OBJECTIVE: Look through the material below, count the lines containing the word "document", and state only the count.
# START OF RECORDED INFORMATION
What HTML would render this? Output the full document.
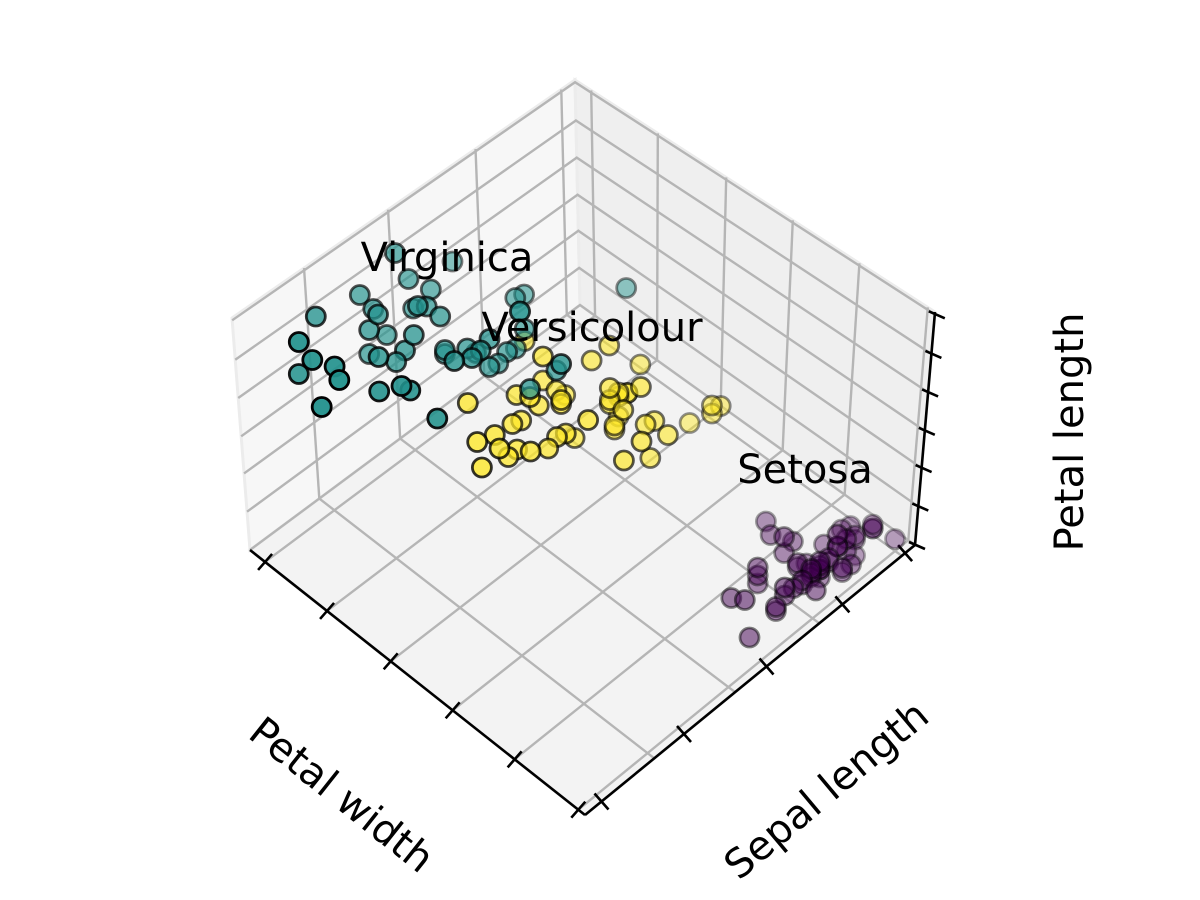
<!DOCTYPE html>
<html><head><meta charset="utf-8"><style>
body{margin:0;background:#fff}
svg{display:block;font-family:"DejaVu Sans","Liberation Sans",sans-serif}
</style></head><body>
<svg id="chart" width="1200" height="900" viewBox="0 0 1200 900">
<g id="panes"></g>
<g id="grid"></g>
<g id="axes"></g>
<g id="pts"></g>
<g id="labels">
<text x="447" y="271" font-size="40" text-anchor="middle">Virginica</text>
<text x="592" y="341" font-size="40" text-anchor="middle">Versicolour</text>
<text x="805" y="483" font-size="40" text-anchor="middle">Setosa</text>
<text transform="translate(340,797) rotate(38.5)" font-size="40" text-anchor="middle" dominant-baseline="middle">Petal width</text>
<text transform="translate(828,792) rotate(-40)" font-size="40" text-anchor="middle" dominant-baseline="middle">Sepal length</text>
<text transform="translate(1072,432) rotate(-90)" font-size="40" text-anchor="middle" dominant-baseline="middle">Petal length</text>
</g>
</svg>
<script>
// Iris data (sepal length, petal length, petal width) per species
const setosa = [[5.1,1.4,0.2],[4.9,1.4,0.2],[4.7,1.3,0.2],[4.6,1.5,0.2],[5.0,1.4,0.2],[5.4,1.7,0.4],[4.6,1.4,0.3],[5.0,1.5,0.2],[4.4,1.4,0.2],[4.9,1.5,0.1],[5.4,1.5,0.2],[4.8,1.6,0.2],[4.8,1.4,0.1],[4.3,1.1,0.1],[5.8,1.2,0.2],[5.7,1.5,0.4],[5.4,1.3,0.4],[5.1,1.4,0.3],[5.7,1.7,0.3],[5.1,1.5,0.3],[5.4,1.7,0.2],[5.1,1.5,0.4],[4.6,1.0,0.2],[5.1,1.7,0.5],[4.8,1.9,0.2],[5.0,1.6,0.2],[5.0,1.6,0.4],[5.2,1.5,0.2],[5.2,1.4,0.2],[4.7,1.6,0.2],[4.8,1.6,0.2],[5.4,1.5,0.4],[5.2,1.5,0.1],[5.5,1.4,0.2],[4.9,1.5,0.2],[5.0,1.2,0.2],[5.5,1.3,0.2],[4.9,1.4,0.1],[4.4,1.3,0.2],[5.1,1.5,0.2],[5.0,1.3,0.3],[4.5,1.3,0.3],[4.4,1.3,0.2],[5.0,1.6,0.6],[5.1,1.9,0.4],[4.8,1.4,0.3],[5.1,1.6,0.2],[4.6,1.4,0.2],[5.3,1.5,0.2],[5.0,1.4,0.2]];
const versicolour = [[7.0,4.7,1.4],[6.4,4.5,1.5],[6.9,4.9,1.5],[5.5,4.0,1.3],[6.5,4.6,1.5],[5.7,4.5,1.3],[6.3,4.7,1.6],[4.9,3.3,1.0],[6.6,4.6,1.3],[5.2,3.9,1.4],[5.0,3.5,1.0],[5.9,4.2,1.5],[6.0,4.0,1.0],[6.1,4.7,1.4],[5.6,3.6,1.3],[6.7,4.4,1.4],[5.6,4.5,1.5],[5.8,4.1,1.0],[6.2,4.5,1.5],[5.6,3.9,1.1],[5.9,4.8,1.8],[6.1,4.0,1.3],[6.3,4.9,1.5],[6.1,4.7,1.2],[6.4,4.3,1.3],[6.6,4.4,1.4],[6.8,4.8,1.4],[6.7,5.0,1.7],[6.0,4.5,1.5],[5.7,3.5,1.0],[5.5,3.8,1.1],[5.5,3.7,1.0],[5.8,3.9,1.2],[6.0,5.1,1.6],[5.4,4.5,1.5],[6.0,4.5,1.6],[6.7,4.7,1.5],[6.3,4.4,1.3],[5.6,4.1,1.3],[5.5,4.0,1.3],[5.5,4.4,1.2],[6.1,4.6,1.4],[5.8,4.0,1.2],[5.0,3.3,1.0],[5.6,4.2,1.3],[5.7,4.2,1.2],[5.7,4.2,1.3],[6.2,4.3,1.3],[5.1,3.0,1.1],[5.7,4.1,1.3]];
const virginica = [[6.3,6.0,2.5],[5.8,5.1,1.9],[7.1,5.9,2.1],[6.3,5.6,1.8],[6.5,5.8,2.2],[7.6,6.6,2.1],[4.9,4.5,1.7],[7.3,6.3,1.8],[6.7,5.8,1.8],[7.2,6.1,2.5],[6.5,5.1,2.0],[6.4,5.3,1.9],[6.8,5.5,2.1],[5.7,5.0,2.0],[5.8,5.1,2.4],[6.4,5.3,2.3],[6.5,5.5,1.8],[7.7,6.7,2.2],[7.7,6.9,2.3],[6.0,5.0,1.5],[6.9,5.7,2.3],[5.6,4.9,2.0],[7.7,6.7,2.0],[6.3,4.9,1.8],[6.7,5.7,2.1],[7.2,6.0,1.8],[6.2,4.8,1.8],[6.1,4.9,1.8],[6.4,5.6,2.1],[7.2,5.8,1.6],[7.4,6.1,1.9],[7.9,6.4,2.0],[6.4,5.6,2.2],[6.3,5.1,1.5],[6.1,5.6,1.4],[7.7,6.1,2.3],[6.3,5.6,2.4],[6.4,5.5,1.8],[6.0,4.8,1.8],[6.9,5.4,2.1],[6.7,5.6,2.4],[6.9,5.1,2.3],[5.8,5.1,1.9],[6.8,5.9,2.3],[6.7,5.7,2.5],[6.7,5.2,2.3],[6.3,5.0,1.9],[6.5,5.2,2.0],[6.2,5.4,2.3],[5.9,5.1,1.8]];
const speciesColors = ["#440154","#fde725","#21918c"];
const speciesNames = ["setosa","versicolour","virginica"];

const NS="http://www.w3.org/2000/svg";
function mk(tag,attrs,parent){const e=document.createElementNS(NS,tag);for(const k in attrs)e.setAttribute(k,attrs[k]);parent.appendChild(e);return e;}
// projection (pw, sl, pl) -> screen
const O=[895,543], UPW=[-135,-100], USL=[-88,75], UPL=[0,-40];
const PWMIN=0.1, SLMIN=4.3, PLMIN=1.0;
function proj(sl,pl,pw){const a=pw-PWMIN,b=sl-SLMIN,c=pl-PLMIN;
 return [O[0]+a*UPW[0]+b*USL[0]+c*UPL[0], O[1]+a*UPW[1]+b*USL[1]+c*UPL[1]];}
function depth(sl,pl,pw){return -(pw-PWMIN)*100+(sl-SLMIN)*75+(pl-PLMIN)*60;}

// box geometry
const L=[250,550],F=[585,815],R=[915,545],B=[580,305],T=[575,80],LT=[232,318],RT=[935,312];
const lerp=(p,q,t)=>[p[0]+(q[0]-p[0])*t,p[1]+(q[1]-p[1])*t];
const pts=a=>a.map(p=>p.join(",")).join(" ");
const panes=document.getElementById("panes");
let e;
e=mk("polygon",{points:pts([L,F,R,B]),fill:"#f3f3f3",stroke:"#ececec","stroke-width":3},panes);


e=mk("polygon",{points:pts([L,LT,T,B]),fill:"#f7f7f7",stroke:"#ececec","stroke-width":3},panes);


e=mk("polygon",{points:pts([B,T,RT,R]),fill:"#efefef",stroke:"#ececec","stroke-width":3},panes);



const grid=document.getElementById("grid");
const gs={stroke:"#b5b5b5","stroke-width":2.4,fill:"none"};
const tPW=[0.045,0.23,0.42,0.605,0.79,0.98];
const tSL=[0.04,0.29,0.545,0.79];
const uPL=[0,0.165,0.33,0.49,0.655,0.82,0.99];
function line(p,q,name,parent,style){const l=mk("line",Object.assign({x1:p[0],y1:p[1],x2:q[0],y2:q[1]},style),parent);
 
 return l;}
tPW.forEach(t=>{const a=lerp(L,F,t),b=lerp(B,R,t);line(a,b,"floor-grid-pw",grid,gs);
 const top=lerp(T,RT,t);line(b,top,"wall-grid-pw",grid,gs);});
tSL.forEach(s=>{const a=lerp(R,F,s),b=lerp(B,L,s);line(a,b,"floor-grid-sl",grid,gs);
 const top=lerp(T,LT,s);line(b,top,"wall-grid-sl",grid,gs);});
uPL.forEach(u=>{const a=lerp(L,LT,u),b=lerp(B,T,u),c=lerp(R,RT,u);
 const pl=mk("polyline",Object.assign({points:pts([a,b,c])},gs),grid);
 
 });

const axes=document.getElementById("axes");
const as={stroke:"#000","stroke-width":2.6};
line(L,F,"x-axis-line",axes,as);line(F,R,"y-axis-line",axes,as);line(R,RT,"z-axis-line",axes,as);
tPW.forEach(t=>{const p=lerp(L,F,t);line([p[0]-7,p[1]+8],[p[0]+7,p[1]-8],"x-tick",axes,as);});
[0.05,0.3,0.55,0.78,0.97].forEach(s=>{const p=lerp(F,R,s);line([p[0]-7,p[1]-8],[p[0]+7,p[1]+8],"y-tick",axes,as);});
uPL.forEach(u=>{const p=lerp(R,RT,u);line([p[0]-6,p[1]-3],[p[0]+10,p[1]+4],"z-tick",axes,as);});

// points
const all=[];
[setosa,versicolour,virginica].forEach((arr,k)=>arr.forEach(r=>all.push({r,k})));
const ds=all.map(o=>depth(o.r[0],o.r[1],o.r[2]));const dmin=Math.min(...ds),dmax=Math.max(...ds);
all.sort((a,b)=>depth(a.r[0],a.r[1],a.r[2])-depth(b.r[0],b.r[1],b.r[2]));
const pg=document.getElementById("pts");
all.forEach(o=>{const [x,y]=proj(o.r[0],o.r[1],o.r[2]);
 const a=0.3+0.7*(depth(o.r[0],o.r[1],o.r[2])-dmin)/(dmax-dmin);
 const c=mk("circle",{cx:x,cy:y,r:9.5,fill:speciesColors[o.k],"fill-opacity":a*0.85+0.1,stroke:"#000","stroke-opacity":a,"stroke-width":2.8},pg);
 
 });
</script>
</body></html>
# END OF RECORDED INFORMATION
WORKED SOLUTION: 6